Required work: Pictures stay out of the copy; set down each line of the listing below exactly.

Data provided:
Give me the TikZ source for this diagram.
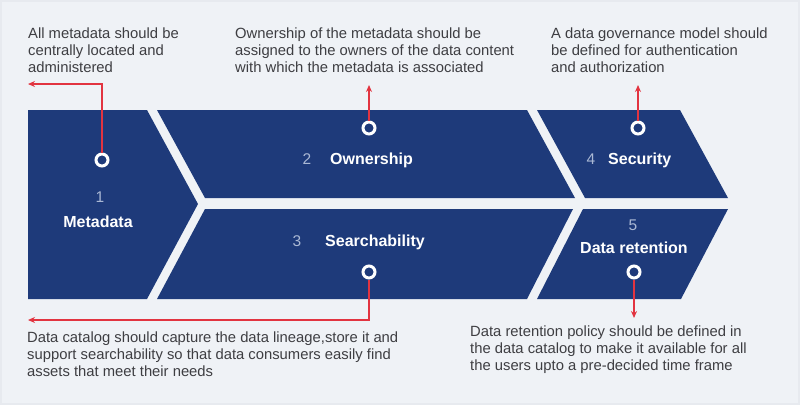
\documentclass[tikz,border=0pt]{standalone}
\usepackage{fontspec}
\setmainfont{Liberation Sans}
\usetikzlibrary{arrows.meta}
\definecolor{navy}{RGB}{30,58,122}
\definecolor{bgcol}{RGB}{239,242,246}
\definecolor{framecol}{RGB}{231,234,239}
\definecolor{arrowred}{RGB}{226,52,64}
\definecolor{numcol}{RGB}{170,184,212}
\definecolor{txtcol}{RGB}{62,62,66}
\tikzset{
  block/.style={fill=navy},
  ring/.style={circle, draw=white, line width=3pt, fill=navy, minimum size=12pt, inner sep=0pt},
  callout/.style={draw=arrowred, line width=1.2pt, -{Stealth[length=7pt,width=6pt]}},
  note/.style={anchor=north west, align=left, inner sep=0pt, text=txtcol, font=\fontsize{14.8}{17}\selectfont},
  title/.style={anchor=base, inner sep=0pt, text=white, font=\bfseries\fontsize{16}{18}\selectfont},
  num/.style={anchor=base, inner sep=0pt, text=numcol, font=\fontsize{15.5}{18}\selectfont}
}
\begin{document}
\begin{tikzpicture}[x=1pt, y=-1pt]
		\useasboundingbox (0,0) rectangle (800,405);
		\fill[bgcol, draw=framecol, line width=2pt] (1,1) rectangle (799,404);
		
		\fill[block] (28,110) -- (147,110) -- (198,204) -- (147,299) -- (28,299) -- cycle;
		\fill[block] (157,110) -- (527,110) -- (575,198) -- (205,198) -- cycle;
		\fill[block] (205,209) -- (573,209) -- (527,299) -- (157,299) -- cycle;
		\fill[block] (537,110) -- (680,110) -- (728,198) -- (585,198) -- cycle;
		\fill[block] (583,209) -- (728,209) -- (681,299) -- (537,299) -- cycle;
		
		\node[num] (n1) at (100,202) {1};
		\node[title] (metadata) at (98,227) {Metadata};
		\node[num] (n2) at (307,164) {2};
		\node[title, anchor=base west] (ownership) at (330,164) {Ownership};
		\node[num] (n3) at (297,246) {3};
		\node[title, anchor=base west] (searchability) at (325,246) {Searchability};
		\node[num] (n4) at (591,164) {4};
		\node[title, anchor=base west] (security) at (608,164) {Security};
		\node[num] (n5) at (633,230) {5};
		\node[title] (retention) at (634,253) {Data retention};
		
		\node[note] (t1) at (28,27.5) {All metadata should be\\centrally located and\\administered};
		\node[note] (t2) at (235,27.5) {Ownership of the metadata should be\\assigned to the owners of the data content\\with which the metadata is associated};
		\node[note] (t4) at (551,27.5) {A data governance model should\\be defined for authentication\\and authorization};
		\node[note] (t3) at (27,332) {Data catalog should capture the data lineage,store it and\\support searchability so that data consumers easily find\\assets that meet their needs};
		\node[note] (t5) at (470,326) {Data retention policy should be defined in\\the data catalog to make it available for all\\the users upto a pre-decided time frame};
		
		\node[ring] (c1) at (102,160) {};
		\node[ring] (c2) at (369,128) {};
		\node[ring] (c3) at (369,272) {};
		\node[ring] (c4) at (638,128) {};
		\node[ring] (c5) at (634,272) {};
		
		\coordinate (a1) at (28,84);
		\coordinate (a2) at (369,85);
		\coordinate (a3) at (28,320);
		\coordinate (a4) at (638,85);
		\coordinate (a5) at (634,318);
		
		\draw[callout] (c1.north) |- (a1);
		\draw[callout] (c2.north) -- (a2);
		\draw[callout] (c3.south) |- (a3);
		\draw[callout] (c4.north) -- (a4);
		\draw[callout] (c5.south) -- (a5);
\end{tikzpicture}
\end{document}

Answer below:
Give me the TikZ source for this diagram.
\documentclass[tikz,border=0pt]{standalone}
\usepackage{fontspec}
\setmainfont{Liberation Sans}
\usetikzlibrary{arrows.meta}
\definecolor{navy}{RGB}{30,58,122}
\definecolor{bgcol}{RGB}{239,242,246}
\definecolor{framecol}{RGB}{231,234,239}
\definecolor{arrowred}{RGB}{226,52,64}
\definecolor{numcol}{RGB}{170,184,212}
\definecolor{txtcol}{RGB}{62,62,66}
\tikzset{
  block/.style={fill=navy},
  ring/.style={circle, draw=white, line width=3pt, fill=navy, minimum size=12pt, inner sep=0pt},
  callout/.style={draw=arrowred, line width=1.2pt, -{Stealth[length=7pt,width=6pt]}},
  note/.style={anchor=north west, align=left, inner sep=0pt, text=txtcol, font=\fontsize{14.8}{17}\selectfont},
  title/.style={anchor=base, inner sep=0pt, text=white, font=\bfseries\fontsize{16}{18}\selectfont},
  num/.style={anchor=base, inner sep=0pt, text=numcol, font=\fontsize{15.5}{18}\selectfont}
}
\begin{document}
\begin{tikzpicture}[x=1pt, y=-1pt]
		\useasboundingbox (0,0) rectangle (800,405);
		\fill[bgcol, draw=framecol, line width=2pt] (1,1) rectangle (799,404);
		
		\fill[block] (28,110) -- (147,110) -- (198,204) -- (147,299) -- (28,299) -- cycle;
		\fill[block] (157,110) -- (527,110) -- (575,198) -- (205,198) -- cycle;
		\fill[block] (205,209) -- (573,209) -- (527,299) -- (157,299) -- cycle;
		\fill[block] (537,110) -- (680,110) -- (728,198) -- (585,198) -- cycle;
		\fill[block] (583,209) -- (728,209) -- (681,299) -- (537,299) -- cycle;
		
		\node[num] (n1) at (100,202) {1};
		\node[title] (metadata) at (98,227) {Metadata};
		\node[num] (n2) at (307,164) {2};
		\node[title, anchor=base west] (ownership) at (330,164) {Ownership};
		\node[num] (n3) at (297,246) {3};
		\node[title, anchor=base west] (searchability) at (325,246) {Searchability};
		\node[num] (n4) at (591,164) {4};
		\node[title, anchor=base west] (security) at (608,164) {Security};
		\node[num] (n5) at (633,230) {5};
		\node[title] (retention) at (634,253) {Data retention};
		
		\node[note] (t1) at (28,27.5) {All metadata should be\\centrally located and\\administered};
		\node[note] (t2) at (235,27.5) {Ownership of the metadata should be\\assigned to the owners of the data content\\with which the metadata is associated};
		\node[note] (t4) at (551,27.5) {A data governance model should\\be defined for authentication\\and authorization};
		\node[note] (t3) at (27,332) {Data catalog should capture the data lineage,store it and\\support searchability so that data consumers easily find\\assets that meet their needs};
		\node[note] (t5) at (470,326) {Data retention policy should be defined in\\the data catalog to make it available for all\\the users upto a pre-decided time frame};
		
		\node[ring] (c1) at (102,160) {};
		\node[ring] (c2) at (369,128) {};
		\node[ring] (c3) at (369,272) {};
		\node[ring] (c4) at (638,128) {};
		\node[ring] (c5) at (634,272) {};
		
		\coordinate (a1) at (28,84);
		\coordinate (a2) at (369,85);
		\coordinate (a3) at (28,320);
		\coordinate (a4) at (638,85);
		\coordinate (a5) at (634,318);
		
		\draw[callout] (c1.north) |- (a1);
		\draw[callout] (c2.north) -- (a2);
		\draw[callout] (c3.south) |- (a3);
		\draw[callout] (c4.north) -- (a4);
		\draw[callout] (c5.south) -- (a5);
\end{tikzpicture}
\end{document}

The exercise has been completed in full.